Rory Spowers, 46, an ecology writer, documentary maker and charity co-founder has spent the best part of the last 10 years outside of the British Isles. Now resident in Ibiza, the Brit also has a home on a lush tea estate in Sri Lanka where he moved in 2004 with his now ex-wife and two children. There they created Samakanda - an organic farm, ‘bio-versity’ and eco-tourism venture. His latest role is that of sustainability ambassador for the Song Saa resort on the Koh Rong archipelago. Chloe Cann reports.
How did you find yourself in Cambodia, as the first brand ambassador for the Song Saa resort?
It was one of those bits of serendipity that led to me coming here – Wayne just picked up a second-hand copy of my book [A Year in Green Tea and Tuk-tuks] a few months ago in a bookshop here and then wrote to me saying ''would you like to come and visit''. It was a hard invitation to say no to and I was due to come to Sri Lanka in August anyway, so it's all worked out beautifully. I'm very keen to keep the dialogue going [with Song Saa]. I'm hugely impressed with the island and with the foundation. It's been an amazing trip.
What other projects are you working on at the moment?
I moved to Ibiza, Spain just under two years ago to work with Bruce Parry [a British documentary maker and indigenous rights advocate who visits remote tribes and communities] on a documentary called Quest [which investigates whether something has been ‘lost’ in the quest for modernization and globalization.] He's lived in Ibiza for some years and we've known each other for a bit. He very kindly supported some of the campaigns that I was running in the UK over the years as a sort of ambassador for those.
He was developing an independent feature length documentary for the cinema and asked me to help develop it, so I'm one of the writers and producers and I've been in Ibiza pretty much ever since.
I’m in love with Ibiza. It has a very special and magical energy, a lightness and ease of being. For me, the Mediterranean food, culture and climate tick all the boxes.
My kids have just started school there and my ex-wife's going to move there as well once she extricates from Sri Lanka. It's been a bit of a new chapter. The idea is that this will be the first of three films, but we really have to see how this one goes.
It will all be wrapped up by November. We started shooting at the beginning of the year in Borneo and then we were at the huge Kumbh Mela festival in India which happens once every 12 years – tens of millions of people converging on the Ganges at the same time. Then we were with shaman doing plant ceremonies in March to April.
And then [we did] a stretch of interviews with philosophers and writers.
I think next year while we're editing the documentary we'll work together to produce a book to coincide with the release of the film.
How do you keep up with so many different projects at once?
I've got a strange scrapbook life where I've got my fingers in different areas, but they do all somehow relate.
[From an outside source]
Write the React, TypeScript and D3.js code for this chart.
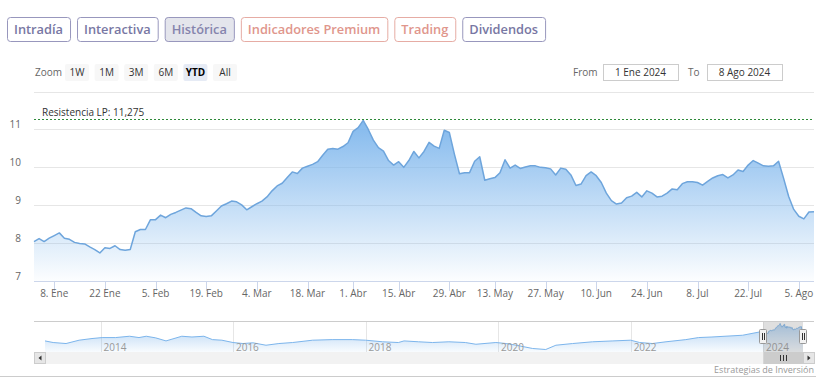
import React, { useEffect, useRef } from "react";
import * as d3 from "d3";

const WIDTH = 828;
const HEIGHT = 392;
const FONT = "'Open Sans', sans-serif";

// closing price for each trading day, 2 Ene 2024 -> 8 Ago 2024
const closes = [
  8.04, 8.12, 8.04, 8.13, 8.2, 8.27, 8.13, 8.1, 8.02, 7.99,
  7.98, 7.9, 7.83, 7.74, 7.88, 7.86, 7.93, 7.83, 7.81, 7.83,
  8.3, 8.36, 8.36, 8.62, 8.62, 8.74, 8.67, 8.76, 8.81, 8.87,
  8.93, 8.91, 8.81, 8.72, 8.7, 8.72, 8.85, 8.98, 9.04, 9.11,
  9.09, 9.01, 8.88, 8.96, 9.04, 9.11, 9.22, 9.38, 9.51, 9.58,
  9.73, 9.88, 9.84, 9.98, 10.03, 10.08, 10.15, 10.32, 10.48, 10.5,
  10.48, 10.55, 10.65, 10.95, 11.05, 11.24, 11.0, 10.72, 10.52, 10.43,
  10.18, 10.06, 10.15, 10.0, 10.18, 10.42, 10.25, 10.42, 10.66, 10.56,
  10.5, 10.98, 10.92, 10.35, 9.83, 9.86, 9.86, 10.16, 10.28, 9.66,
  9.7, 9.73, 9.86, 10.2, 9.98, 10.06, 9.97, 10.01, 10.04, 10.04,
  10.0, 9.99, 9.96, 9.8, 9.98, 9.95, 9.8, 9.52, 9.56, 9.78,
  9.88, 9.78, 9.6, 9.32, 9.12, 9.03, 9.06, 9.2, 9.24, 9.34,
  9.22, 9.38, 9.32, 9.22, 9.24, 9.32, 9.43, 9.41, 9.57, 9.62,
  9.62, 9.6, 9.53, 9.63, 9.72, 9.78, 9.81, 9.72, 9.8, 9.93,
  9.89, 10.06, 10.18, 10.11, 10.04, 10.03, 10.04, 10.16, 9.71, 9.23,
  8.89, 8.71, 8.64, 8.82, 8.83,
];

// market closed on these weekdays
const holidays = ["2024-01-01", "2024-03-29", "2024-04-01", "2024-05-01"];

const tickDates = [
  "2024-01-08", "2024-01-22", "2024-02-05", "2024-02-19", "2024-03-04", "2024-03-18",
  "2024-04-01", "2024-04-15", "2024-04-29", "2024-05-13", "2024-05-27", "2024-06-10",
  "2024-06-24", "2024-07-08", "2024-07-22", "2024-08-05",
];
const tickLabels = [
  "8. Ene", "22 Ene", "5. Feb", "19. Feb", "4. Mar", "18. Mar", "1. Abr", "15. Abr",
  "29. Abr", "13. May", "27. May", "10. Jun", "24. Jun", "8. Jul", "22. Jul", "5. Ago",
];
const yTicks = [7, 8, 9, 10, 11, 12];
const resistance = 11.275;

// long history for the navigator (before 2024)
const navDates = [
  "2013-03-01", "2013-04-15", "2013-06-25", "2013-09-05", "2013-11-15", "2014-01-10",
  "2014-03-25", "2014-06-10", "2014-08-01", "2014-09-10", "2014-11-01", "2014-12-28",
  "2015-03-25", "2015-05-20", "2015-07-25", "2015-09-10", "2015-11-01", "2016-01-01",
  "2016-02-25", "2016-04-20", "2016-07-01", "2016-09-10", "2016-11-25", "2017-03-15",
  "2017-07-01", "2017-10-20", "2018-01-01", "2018-04-05", "2018-07-01", "2018-08-01",
  "2018-10-20", "2019-01-05", "2019-04-05", "2019-07-05", "2019-09-01", "2019-12-20",
  "2020-02-15", "2020-04-10", "2020-07-10", "2020-09-20", "2020-11-15", "2021-02-15",
  "2021-06-05", "2021-09-25", "2022-01-01", "2022-02-20", "2022-05-01", "2022-07-15",
  "2022-11-01", "2023-01-10", "2023-03-25", "2023-06-05", "2023-09-10", "2023-12-10",
];
const navValues = [
  5.25, 4.7, 4.35, 5.5, 6.07, 6.4,
  6.4, 6.86, 6.4, 6.86, 6.3, 5.25,
  6.86, 6.6, 6.86, 5.7, 5.5, 4.7,
  4.35, 4.6, 3.77, 4.35, 4.7, 5.5,
  5.7, 5.7, 5.5, 4.95, 4.7, 5.25,
  4.95, 4.7, 4.95, 4.7, 4.1, 4.7,
  4.35, 3.77, 2.64, 2.3, 3.77, 4.35,
  4.95, 5.25, 5.5, 4.7, 4.35, 4.95,
  5.7, 6.4, 6.6, 6.86, 7.2, 8.3,
];
const navYears = [2014, 2016, 2018, 2020, 2022, 2024];

const tabs = ["Intradía", "Interactiva", "Histórica", "Indicadores Premium", "Trading", "Dividendos"];
const premiumTabs = ["Indicadores Premium", "Trading"];
const activeTab = "Histórica";
const zoomButtons = ["1W", "1M", "3M", "6M", "YTD", "All"];
const activeZoom = "YTD";
const fromText = "1 Ene 2024";
const toText = "8 Ago 2024";

const parseDay = d3.timeParse("%Y-%m-%d");
const fmtDay = d3.timeFormat("%Y-%m-%d");
const esNum = d3.formatLocale({ decimal: ",", thousands: ".", grouping: [3], currency: ["", " €"] });

const App = () => {
  const ref = useRef<SVGSVGElement | null>(null);

  useEffect(() => {
    const svg = d3.select(ref.current);
    svg.selectAll("*").remove();

    // trading calendar
    const days: Date[] = [];
    for (let d = new Date(2024, 0, 1); days.length < closes.length; d = d3.timeDay.offset(d, 1)) {
      const wd = d.getDay();
      if (wd === 0 || wd === 6 || holidays.includes(fmtDay(d))) continue;
      days.push(d);
    }

    // ---- tabs
    let tx = 7;
    tabs.forEach((name) => {
      const premium = premiumTabs.includes(name);
      const g = svg.append("g");
      const rect = g.append("rect");
      const t = g
        .append("text")
        .attr("y", 34)
        .attr("font-family", FONT)
        .attr("font-size", 12.8)
        .attr("font-weight", 600)
        .attr("fill", premium ? "#e0968c" : name === activeTab ? "#8584ad" : "#7877a3")
        .text(name);
      const w = (t.node() as SVGTextElement).getComputedTextLength();
      t.attr("x", tx + 7);
      rect
        .attr("x", tx + 0.5)
        .attr("y", 17.5)
        .attr("width", w + 14)
        .attr("height", 24)
        .attr("rx", 3)
        .attr("fill", name === activeTab ? "#e4e5ec" : "#fff")
        .attr("stroke", premium ? "#e6aca4" : "#9897bd");
      tx += w + 14 + 7;
    });

    // ---- range selector
    svg.append("text").attr("x", 35).attr("y", 75.5).attr("font-family", FONT)
      .attr("font-size", 10).attr("fill", "#666").text("Zoom");
    zoomButtons.forEach((b, i) => {
      const x = 65 + i * 29.6;
      const on = b === activeZoom;
      svg.append("rect").attr("x", x).attr("y", 64).attr("width", 24).attr("height", 17)
        .attr("rx", 2).attr("fill", on ? "#e6ebf5" : "#f7f7f7");
      svg.append("text").attr("x", x + 12).attr("y", 75.5).attr("text-anchor", "middle")
        .attr("font-family", FONT).attr("font-size", 10)
        .attr("font-weight", on ? 700 : 400).attr("fill", on ? "#000" : "#333").text(b);
    });
    const inputs: [string, string, number, number][] = [
      ["From", fromText, 573, 603],
      ["To", toText, 688, 707],
    ];
    inputs.forEach(([lab, val, lx, bx]) => {
      svg.append("text").attr("x", lx).attr("y", 75.5).attr("font-family", FONT)
        .attr("font-size", 10).attr("fill", "#666").text(lab);
      svg.append("rect").attr("x", bx + 0.5).attr("y", 64.5).attr("width", 75).attr("height", 16)
        .attr("fill", "#fff").attr("stroke", "#cccccc");
      svg.append("text").attr("x", bx + 37.5).attr("y", 76).attr("text-anchor", "middle")
        .attr("font-family", FONT).attr("font-size", 10).attr("fill", "#333").text(val);
    });

    // ---- main chart
    const x = d3.scaleLinear().domain([0, closes.length - 1]).range([34, 814]);
    const y = d3.scaleLinear().domain([7, 12]).range([281, 91.6]);

    svg.append("g").selectAll("line").data(yTicks).join("line")
      .attr("x1", 34).attr("x2", 814)
      .attr("y1", (d) => Math.round(y(d)) + 0.5).attr("y2", (d) => Math.round(y(d)) + 0.5)
      .attr("stroke", "#e6e6e6");
    svg.append("g").selectAll("text").data(yTicks.slice(0, -1)).join("text")
      .attr("x", 21).attr("y", (d) => y(d) - 1.5).attr("text-anchor", "end")
      .attr("font-family", FONT).attr("font-size", 10).attr("fill", "#666")
      .text((d) => d);

    const defs = svg.append("defs");
    const grad = defs.append("linearGradient").attr("id", "areaGrad")
      .attr("x1", 0).attr("y1", 0).attr("x2", 0).attr("y2", 1);
    grad.append("stop").attr("offset", 0).attr("stop-color", "#7cb5ec").attr("stop-opacity", 0.95);
    grad.append("stop").attr("offset", 1).attr("stop-color", "#7cb5ec").attr("stop-opacity", 0.02);

    const area = d3.area<number>().x((_, i) => x(i)).y0(y(7)).y1((d) => y(d));
    const line = d3.line<number>().x((_, i) => x(i)).y((d) => y(d));
    svg.append("path").attr("d", area(closes)).attr("fill", "url(#areaGrad)");
    svg.append("path").attr("d", line(closes)).attr("fill", "none")
      .attr("stroke", "#6ea5dc").attr("stroke-width", 1.5).attr("stroke-linejoin", "round");

    // x axis
    svg.append("line").attr("x1", 34).attr("x2", 814).attr("y1", 281.5).attr("y2", 281.5)
      .attr("stroke", "#ccd6eb");
    const tickIdx = tickDates.map((s) => d3.bisectLeft(days, parseDay(s) as Date));
    svg.append("g").selectAll("line").data(tickIdx).join("line")
      .attr("x1", (d) => Math.round(x(d)) + 0.5).attr("x2", (d) => Math.round(x(d)) + 0.5)
      .attr("y1", 281).attr("y2", 291).attr("stroke", "#ccd6eb");
    svg.append("g").selectAll("text").data(tickIdx).join("text")
      .attr("x", (d) => x(d)).attr("y", 297).attr("text-anchor", "middle")
      .attr("font-family", FONT).attr("font-size", 10).attr("fill", "#666")
      .text((_, i) => tickLabels[i]);

    // resistance
    svg.append("line").attr("x1", 34).attr("x2", 814)
      .attr("y1", Math.round(y(resistance)) + 0.5).attr("y2", Math.round(y(resistance)) + 0.5)
      .attr("stroke", "#2f8a3a").attr("stroke-dasharray", "2,2");
    svg.append("text").attr("x", 42).attr("y", y(resistance) - 3).attr("font-family", FONT)
      .attr("font-size", 10).attr("fill", "#333")
      .text(`Resistencia LP: ${esNum.format(",.3f")(resistance)}`);

    // ---- navigator
    const nav = navDates
      .map((s, i) => ({ date: parseDay(s) as Date, v: navValues[i] }))
      .concat(days.map((d, i) => ({ date: d, v: closes[i] })));
    const nx = d3.scaleTime().domain([nav[0].date, days[days.length - 1]]).range([45, 803]);
    const ny = d3.scaleLinear()
      .domain([d3.min(nav, (d) => d.v) as number, d3.max(nav, (d) => d.v) as number])
      .range([349.5, 323.5]);

    svg.append("g").selectAll("line").data(navYears).join("line")
      .attr("x1", (d) => Math.round(nx(new Date(d, 0, 1))) + 0.5)
      .attr("x2", (d) => Math.round(nx(new Date(d, 0, 1))) + 0.5)
      .attr("y1", 321).attr("y2", 352).attr("stroke", "#e6e6e6");

    const ngrad = defs.append("linearGradient").attr("id", "navGrad")
      .attr("x1", 0).attr("y1", 0).attr("x2", 0).attr("y2", 1);
    ngrad.append("stop").attr("offset", 0).attr("stop-color", "#7cb5ec").attr("stop-opacity", 0.6);
    ngrad.append("stop").attr("offset", 1).attr("stop-color", "#7cb5ec").attr("stop-opacity", 0.05);
    const narea = d3.area<{ date: Date; v: number }>()
      .x((d) => nx(d.date)).y0(352).y1((d) => ny(d.v));
    const nline = d3.line<{ date: Date; v: number }>().x((d) => nx(d.date)).y((d) => ny(d.v));
    svg.append("path").attr("d", narea(nav)).attr("fill", "url(#navGrad)");
    svg.append("path").attr("d", nline(nav)).attr("fill", "none").attr("stroke", "#7cb5ec")
      .attr("stroke-width", 1);

    svg.append("g").selectAll("text").data(navYears).join("text")
      .attr("x", (d) => nx(new Date(d, 0, 1)) + 3).attr("y", 350.5)
      .attr("font-family", FONT).attr("font-size", 10).attr("fill", "#999")
      .text((d) => d);

    const selA = nx(days[0]);
    const selB = nx(days[days.length - 1]);
    svg.append("rect").attr("x", selA).attr("y", 321).attr("width", selB - selA).attr("height", 31)
      .attr("fill", "rgba(128,128,128,0.25)");
    svg.append("line").attr("x1", 34).attr("x2", 814).attr("y1", 321.5).attr("y2", 321.5)
      .attr("stroke", "#cccccc");

    [selA, selB].forEach((hx) => {
      const hxr = Math.round(hx);
      svg.append("rect").attr("x", hxr - 3.5).attr("y", 329.5).attr("width", 7).attr("height", 14)
        .attr("rx", 1).attr("fill", "#f2f2f2").attr("stroke", "#999");
      [-1, 1].forEach((o) => {
        svg.append("line").attr("x1", hxr + o + 0.5).attr("x2", hxr + o + 0.5)
          .attr("y1", 333).attr("y2", 340).attr("stroke", "#333");
      });
    });

    // scrollbar
    svg.append("rect").attr("x", 34).attr("y", 352).attr("width", 780).attr("height", 12)
      .attr("fill", "#f2f2f2");
    svg.append("rect").attr("x", selA).attr("y", 352).attr("width", selB - selA).attr("height", 12)
      .attr("fill", "#cccccc");
    const gx = Math.round((selA + selB) / 2);
    [-3, 0, 3].forEach((o) => {
      svg.append("line").attr("x1", gx + o + 0.5).attr("x2", gx + o + 0.5)
        .attr("y1", 355).attr("y2", 361).attr("stroke", "#333");
    });
    [
      [34, -1],
      [803, 1],
    ].forEach(([bx, dir]) => {
      svg.append("rect").attr("x", bx + 0.5).attr("y", 352.5).attr("width", 11).attr("height", 11)
        .attr("fill", "#e6e6e6").attr("stroke", "#cccccc");
      const cx = bx + 6;
      svg.append("path")
        .attr("d", `M${cx - dir * 1.5},355.5 L${cx + dir * 1.5},358 L${cx - dir * 1.5},360.5 Z`)
        .attr("fill", "#333");
    });

    svg.append("text").attr("x", 814).attr("y", 372.5).attr("text-anchor", "end")
      .attr("font-family", FONT).attr("font-size", 9).attr("fill", "#999")
      .text("Estrategias de Inversión");

    svg.append("line").attr("x1", 0).attr("x2", 816).attr("y1", 376.5).attr("y2", 376.5)
      .attr("stroke", "#cccccc");
  }, []);

  return (
    <svg
      ref={ref}
      width={WIDTH}
      height={HEIGHT}
      style={{ position: "absolute", left: 0, top: 0, background: "#fff" }}
    />
  );
};

export default App;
The ethos behind Quest is not unrelated to the [Song Saa] foundation's work in the sense that the foundation recognises the importance of local community and traditional and ancient ways. It's about giving the community a leg up so that they can determine what's appropriate and applicable, and I think that's the way forward. I'm looking forward to seeing where it all goes.
You have lived and travelled in many places. Where have you seen the most effective eco-tourism, and has where tourism looked to be the most damaging?
I’ve always been in love with India. Just feel very at home there.
Sri Lanka has some great eco-tourism destinations - www.ulpotha.com stands out for example. The beaches of Bali and Thailand have suffered from rapid overdevelopment, which other Southeast Asian countries, lie Cambodia and Sri Lanka, can learn from.
What is the future for Samakanda? Is the hope that Song Saa will buy into it?
Samakanda is for sale due to complex personal reasons, but I would be open to developing a partnership with people who share the same vision.
Your original move, with your family, was an attempt to combat the rising tide of environmental and economic crisis. Are you still as pessimistic as you were about the planet's future?
Not so much about the planet's future, as nature will always survive, but can't see humanity surviving in such numbers on the current trajectory without a significant shift in our values, beliefs and economic and political thinking.
But I see plenty of people all around the world, from Sri Lanka to Ibiza to the UK to Australia and the US who are living sustainable ecological lifestyles.
Do you think your two children will follow in your footsteps?
It's hard to know - they spend an awful lot of time on their computers but they've grown up running round the jungle at Samakanda and they're savvy when it comes to dealing with the potential dangers there of snakes and scorpions.
They've definitely picked up a bit and they understand about waste and climate change and all that sort of stuff – but hard for them to avoid it. But who knows, they'll probably grow up to be bankers!